# [WORK REQUIRED]
Go through the listing and set it down exactly, leaving out its pictures.

# [DATASET EXTRACT]

--*--

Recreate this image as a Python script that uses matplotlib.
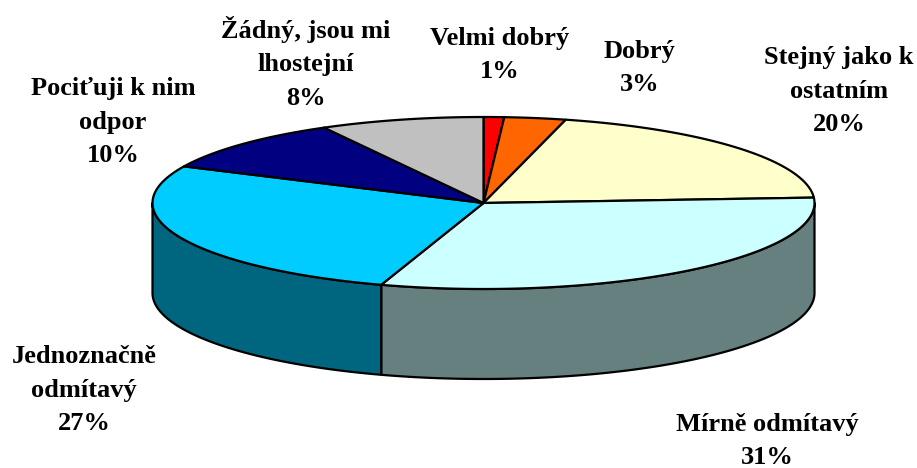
import matplotlib
matplotlib.use("Agg")
import matplotlib.pyplot as plt
import numpy as np
from matplotlib.patches import Polygon

labels = ["Velmi dobrý", "Dobrý", "Stejný jako k\nostatním", "Mírně odmítavý",
          "Jednoznačně\nodmítavý", "Pociťuji k nim\nodpor", "Žádný, jsou mi\nlhostejní"]
values = [1, 3, 20, 31, 27, 10, 8]
top_colors = ["#ff0000", "#ff6600", "#ffffcc", "#ccffff", "#00ccff", "#000080", "#c0c0c0"]
side_colors = ["#800000", "#803300", "#808066", "#668080", "#006680", "#000040", "#606060"]

# label centres in pixels
label_x = [500, 640, 839, 767, 84, 113, 306]
label_y = [55, 68, 91, 441, 390, 122, 63]

cx, cy = 483.5, 203
rx, ry = 331, 86
depth = 90

plt.rcParams["font.family"] = ["Liberation Serif", "DejaVu Serif"]
fig = plt.figure(figsize=(9.17, 4.68), dpi=100)
ax = fig.add_axes([0, 0, 1, 1])
ax.set_xlim(0, 917)
ax.set_ylim(468, 0)
ax.axis("off")


def rim(a0, a1, n=120):
    t = np.radians(np.linspace(a0, a1, n))
    return cx + rx * np.sin(t), cy - ry * np.cos(t)


angles = np.concatenate([[0], np.cumsum(values)]) * 3.6

# side walls first, only the front half of the ellipse shows
for i in range(len(values)):
    a0, a1 = max(angles[i], 90), min(angles[i + 1], 270)
    if a1 <= a0:
        continue
    x, y = rim(a0, a1)
    pts = np.r_[np.c_[x, y], np.c_[x[::-1], y[::-1] + depth]]
    ax.add_patch(Polygon(pts, fc=side_colors[i], ec="black", lw=1.6, joinstyle="round"))

for i in range(len(values)):
    x, y = rim(angles[i], angles[i + 1])
    pts = np.r_[[[cx, cy]], np.c_[x, y]]
    ax.add_patch(Polygon(pts, fc=top_colors[i], ec="black", lw=1.6, joinstyle="round"))

for i in range(len(values)):
    ax.text(label_x[i], label_y[i], f"{labels[i]}\n{values[i]}%", ha="center", va="center",
            fontsize=19, fontweight="bold", linespacing=1.57, color="black")

fig.savefig("out.png", dpi=100)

--*--

# [RESULT OF THIS EXERCISE]
Recreate this image as a Python script that uses matplotlib.
import matplotlib
matplotlib.use("Agg")
import matplotlib.pyplot as plt
import numpy as np
from matplotlib.patches import Polygon

labels = ["Velmi dobrý", "Dobrý", "Stejný jako k\nostatním", "Mírně odmítavý",
          "Jednoznačně\nodmítavý", "Pociťuji k nim\nodpor", "Žádný, jsou mi\nlhostejní"]
values = [1, 3, 20, 31, 27, 10, 8]
top_colors = ["#ff0000", "#ff6600", "#ffffcc", "#ccffff", "#00ccff", "#000080", "#c0c0c0"]
side_colors = ["#800000", "#803300", "#808066", "#668080", "#006680", "#000040", "#606060"]

# label centres in pixels
label_x = [500, 640, 839, 767, 84, 113, 306]
label_y = [55, 68, 91, 441, 390, 122, 63]

cx, cy = 483.5, 203
rx, ry = 331, 86
depth = 90

plt.rcParams["font.family"] = ["Liberation Serif", "DejaVu Serif"]
fig = plt.figure(figsize=(9.17, 4.68), dpi=100)
ax = fig.add_axes([0, 0, 1, 1])
ax.set_xlim(0, 917)
ax.set_ylim(468, 0)
ax.axis("off")


def rim(a0, a1, n=120):
    t = np.radians(np.linspace(a0, a1, n))
    return cx + rx * np.sin(t), cy - ry * np.cos(t)


angles = np.concatenate([[0], np.cumsum(values)]) * 3.6

# side walls first, only the front half of the ellipse shows
for i in range(len(values)):
    a0, a1 = max(angles[i], 90), min(angles[i + 1], 270)
    if a1 <= a0:
        continue
    x, y = rim(a0, a1)
    pts = np.r_[np.c_[x, y], np.c_[x[::-1], y[::-1] + depth]]
    ax.add_patch(Polygon(pts, fc=side_colors[i], ec="black", lw=1.6, joinstyle="round"))

for i in range(len(values)):
    x, y = rim(angles[i], angles[i + 1])
    pts = np.r_[[[cx, cy]], np.c_[x, y]]
    ax.add_patch(Polygon(pts, fc=top_colors[i], ec="black", lw=1.6, joinstyle="round"))

for i in range(len(values)):
    ax.text(label_x[i], label_y[i], f"{labels[i]}\n{values[i]}%", ha="center", va="center",
            fontsize=19, fontweight="bold", linespacing=1.57, color="black")

fig.savefig("out.png", dpi=100)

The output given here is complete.